I had developed a software in C# using Windows Forms to scrape selected websites for images.
First problem I have is that the websites I monitor constantly change their look and feel, thus making my code in need for updating. I had switched to using XPaths to isolate the divs I look for, but the div ids change too. I have thought of using a text file with the div xpath for each site which the software would read thru, thus saving me the time to edit and recompile the code. Is there a better way to solve this problem ? Maybe CodeDom ?
Secondly, since every website uses different formatting and encoding I had to rewrite parts of code with the HtmlDocument, HtmlWebResponse, HtmlNodes and others for each of them, which ended up accounting for nearly half of my code. I could not put them together since some need extra scraping and paginating and some do not. Is there a way make to simplify this problem ?

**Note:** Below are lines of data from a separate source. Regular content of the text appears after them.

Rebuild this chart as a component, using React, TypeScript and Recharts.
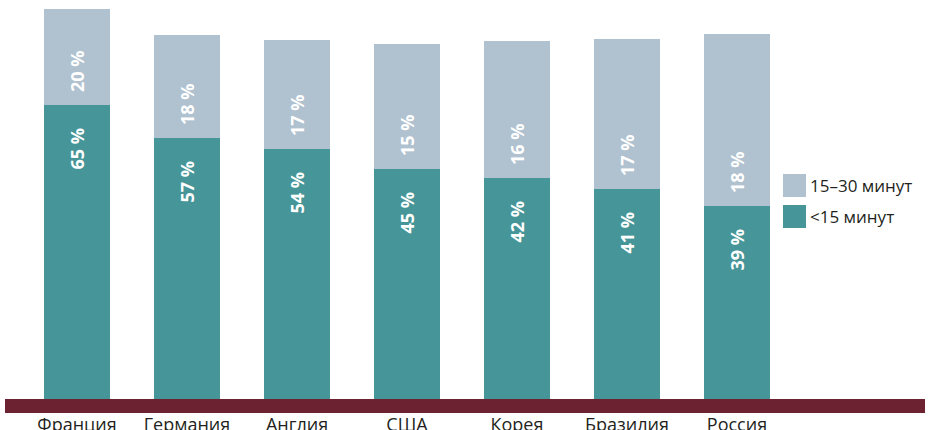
import React from 'react';
import { BarChart, Bar, XAxis, YAxis, Legend, LabelList } from 'recharts';

// Categories (countries)
const categories = ['Франция', 'Германия', 'Англия', 'США', 'Корея', 'Бразилия', 'Россия'];
// Drawn bar segment heights (the picture is not drawn to scale)
const under15Heights = [294, 261, 250, 230, 221, 210, 193];
const from15to30Heights = [96, 103, 109, 125, 137, 150, 172];
// Printed values
const under15Labels = ['65 %', '57 %', '54 %', '45 %', '42 %', '41 %', '39 %'];
const from15to30Labels = ['20 %', '18 %', '17 %', '15 %', '16 %', '17 %', '18 %'];
const seriesNames = ['<15 минут', '15–30 минут'];

const TEAL = '#469598';
const GREY = '#B0C1CF';
const MAROON = '#6C2230';
const FONT = '"Open Sans", "Noto Sans", sans-serif';

const data = categories.map((c, i) => ({
  name: c,
  low: under15Heights[i],
  high: from15to30Heights[i],
  lowLabel: under15Labels[i],
  highLabel: from15to30Labels[i],
}));

const LowLabel = (p: any) => {
  const cx = p.x + p.width / 2;
  const ty = p.y + 23;
  return (
    <text x={cx} y={ty} transform={`rotate(-90 ${cx} ${ty})`} textAnchor="end" dominantBaseline="central"
      fill="#fff" fontWeight={700} fontSize={18} fontFamily={FONT}>{p.value}</text>
  );
};

const HighLabel = (p: any) => {
  const cx = p.x + p.width / 2;
  const ty = p.y + p.height - 13;
  return (
    <text x={cx} y={ty} transform={`rotate(-90 ${cx} ${ty})`} textAnchor="start" dominantBaseline="central"
      fill="#fff" fontWeight={700} fontSize={18} fontFamily={FONT}>{p.value}</text>
  );
};

const CategoryTick = (p: any) => (
  <text x={p.x} y={p.y + 32} textAnchor="middle" fill="#231f20" fontSize={18} fontFamily={FONT}>
    {p.payload.value}
  </text>
);

const legendItems = [
  { label: seriesNames[1], color: GREY },
  { label: seriesNames[0], color: TEAL },
];

const LegendContent = () => (
  <div style={{ fontFamily: FONT, fontSize: 17, color: '#231f20' }}>
    {legendItems.map((it) => (
      <div key={it.label} style={{ display: 'flex', alignItems: 'center', height: 23, marginBottom: 8 }}>
        <div style={{ width: 23, height: 23, background: it.color, marginRight: 4 }} />
        <span style={{ lineHeight: '23px' }}>{it.label}</span>
      </div>
    ))}
  </div>
);

export default function App() {
  return (
    <div style={{ position: 'absolute', left: 0, top: 0, width: 932, height: 430, background: '#fff', overflow: 'hidden' }}>
      <BarChart width={932} height={430} data={data} margin={{ top: 9, right: 7, bottom: 0, left: 5 }}>
        <XAxis dataKey="name" height={7} axisLine={false} tickLine={false} tickSize={0} tickMargin={0}
          padding={{ left: 17, right: 133 }} tick={<CategoryTick />} interval={0} />
        <XAxis xAxisId="band" dataKey="name" height={24} tick={false} tickLine={false}
          axisLine={{ stroke: MAROON, strokeWidth: 14 }} />
        <YAxis hide domain={[0, 390]} />
        <Bar dataKey="low" stackId="a" fill={TEAL} barSize={66} isAnimationActive={false} name={seriesNames[0]}>
          <LabelList dataKey="lowLabel" content={<LowLabel />} />
        </Bar>
        <Bar dataKey="high" stackId="a" fill={GREY} barSize={66} isAnimationActive={false} name={seriesNames[1]}>
          <LabelList dataKey="highLabel" content={<HighLabel />} />
        </Bar>
        <Legend layout="vertical" align="center" verticalAlign="middle" content={<LegendContent />}
          wrapperStyle={{ left: 783, top: 174, width: 'auto', height: 'auto', margin: 0, padding: 0 }} />
      </BarChart>
    </div>
  );
}
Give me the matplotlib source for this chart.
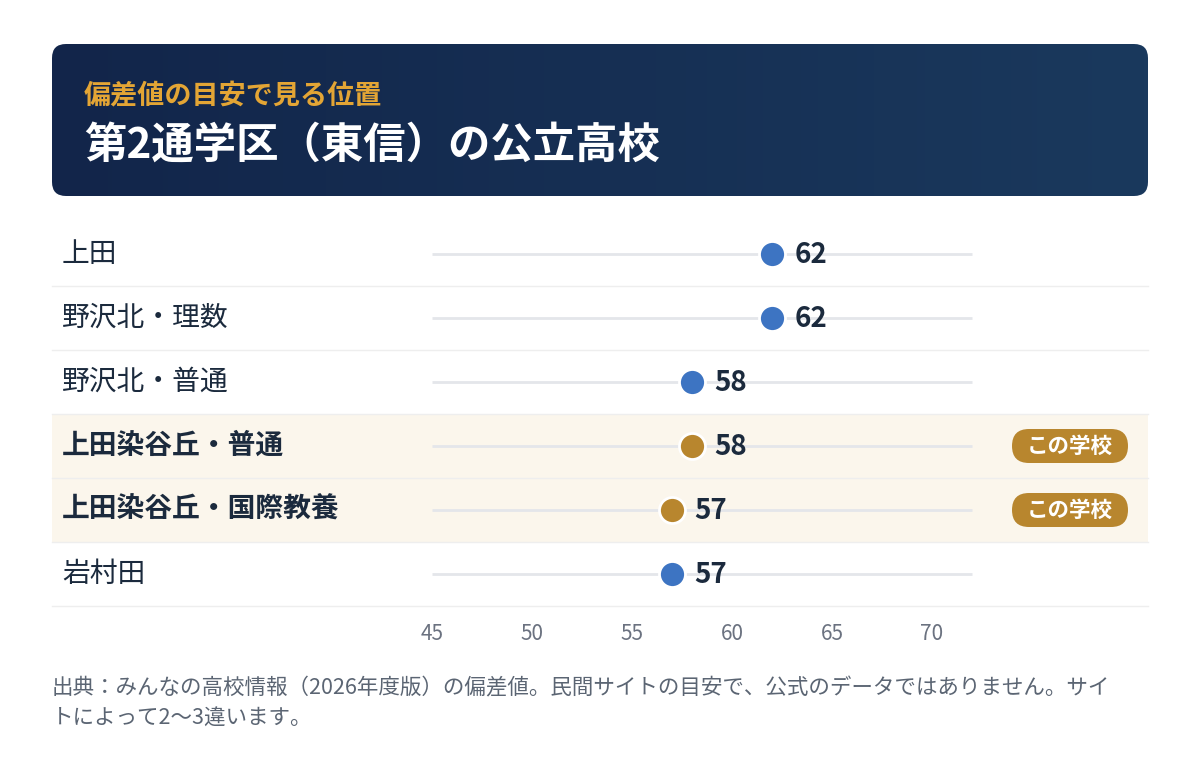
import numpy as np
import matplotlib.pyplot as plt
import matplotlib.transforms as mtransforms
from matplotlib.patches import FancyBboxPatch
from matplotlib.colors import LinearSegmentedColormap

plt.rcParams['font.family'] = ['Noto Sans CJK JP', 'DejaVu Sans']

# data
schools = ["上田", "野沢北・理数", "野沢北・普通", "上田染谷丘・普通", "上田染谷丘・国際教養", "岩村田"]
scores = [62, 62, 58, 58, 57, 57]
is_ours = [False, False, False, True, True, False]
ticks = [45, 50, 55, 60, 65, 70]
subtitle = "偏差値の目安で見る位置"
title = "第2通学区（東信）の公立高校"
note_lines = ["出典：みんなの高校情報（2026年度版）の偏差値。民間サイトの目安で、公式のデータではありません。サイ",
              "トによって2〜3違います。"]
badge_text = "この学校"

W, H = 1200, 772
NAVY = "#1b2a3d"
BLUE = "#3d74c2"
GOLD = "#b8862e"
HILITE = "#fbf6ec"


def box(x0, y0, x1, y1):
    return [x0 / W, 1 - y1 / H, (x1 - x0) / W, (y1 - y0) / H]


fig = plt.figure(figsize=(12, 7.72), dpi=100)
fig.patch.set_facecolor("white")

# header panel with gradient
hax = fig.add_axes(box(52, 44, 1148, 196))
hax.set_xlim(0, 1096)
hax.set_ylim(0, 152)
hax.axis("off")
cmap = LinearSegmentedColormap.from_list("hdr", ["#12254a", "#1a395d"])
grad = np.linspace(0, 1, 256).reshape(1, -1)
img = hax.imshow(grad, cmap=cmap, extent=(0, 1096, 0, 152), aspect="auto")
panel = FancyBboxPatch((0, 0), 1096, 152, boxstyle="round,pad=0,rounding_size=14",
                       fc="none", ec="none")
hax.add_patch(panel)
img.set_clip_path(panel)
hax.text(32, 101, subtitle, color="#e3a535", fontsize=19.5, fontweight="bold", va="center")
hax.text(32, 50, title, color="white", fontsize=30.5, fontweight="bold", va="center")

# dot plot
ax = fig.add_axes(box(52, 222, 1148, 606))
n = len(schools)
ax.set_xlim(45 - 380 / 20, 45 + 716 / 20)
ax.set_ylim(n - 0.5, -0.5)
for s in ax.spines.values():
    s.set_visible(False)
ax.set_yticks([])
ax.set_xticks(ticks)
ax.tick_params(axis="x", length=0, pad=12, labelsize=15, labelcolor="#6b7280")

ytr = ax.get_yaxis_transform()
badge_x = (1070 - 52) / 1096
for i, (name, v, ours) in enumerate(zip(schools, scores, is_ours)):
    if ours:
        ax.axhspan(i - 0.5, i + 0.5, color=HILITE, zorder=0, lw=0)
    ax.axhline(i + 0.5, color="#eeeeee", lw=1, zorder=1, clip_on=False)
    ax.plot([45, 72], [i, i], color="#e4e6ea", lw=2, zorder=2, solid_capstyle="butt")
    c = GOLD if ours else BLUE
    ax.scatter(v, i, s=350, color=c, edgecolor="white", linewidth=2, zorder=4)
    ax.annotate(str(v), (v, i), xytext=(16, -1), textcoords="offset points",
                va="center", ha="left", fontsize=20, fontweight="bold", color=NAVY, zorder=5)
    ax.text(10 / 1096, i, name, transform=ytr, va="center", ha="left", fontsize=20,
            fontweight="bold" if ours else "normal", color=NAVY)
    if ours:
        # pill badge, sized in pixels around the row centre
        cx, cy = ytr.transform((badge_x, i))
        pill = FancyBboxPatch((cx - 58, cy - 17), 116, 34,
                              boxstyle="round,pad=0,rounding_size=17", fc=GOLD, ec="none",
                              transform=mtransforms.IdentityTransform(), zorder=6)
        ax.add_artist(pill)
        pill.set_clip_on(False)
        ax.text(badge_x, i, badge_text, transform=ytr, va="center", ha="center",
                fontsize=15.5, fontweight="bold", color="white", zorder=7)

# footnote
for k, line in enumerate(note_lines):
    fig.text(52 / W, 1 - (688 + 31 * k) / H, line, fontsize=15.5, color="#5b6573", va="center")

fig.savefig("out.png", dpi=100)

Lastly, I have the whole code in one class file with around 600 lines of code. The only methods I have are the backgroundworkers, ui event handlers, a scraping method each for each site, and one method to save the images. Is it alright to have the whole code in one class ? When I used to write in Java, I used to often make use of multiple classes and call them as objects, this helped making changes to particular sections easier. Can I do the same with C# ?
Is there a more efficient approach to making the software ? I was thinking of making a class for each site, so that modifications could be done directly to the class in question, but that would cause a lot of lines to be repeated in each class. Or is it okay to have the whole in one class file ?
Thanks.
PS: This software is for personal use, but I think it is a good opportunity to learn and apply good programming.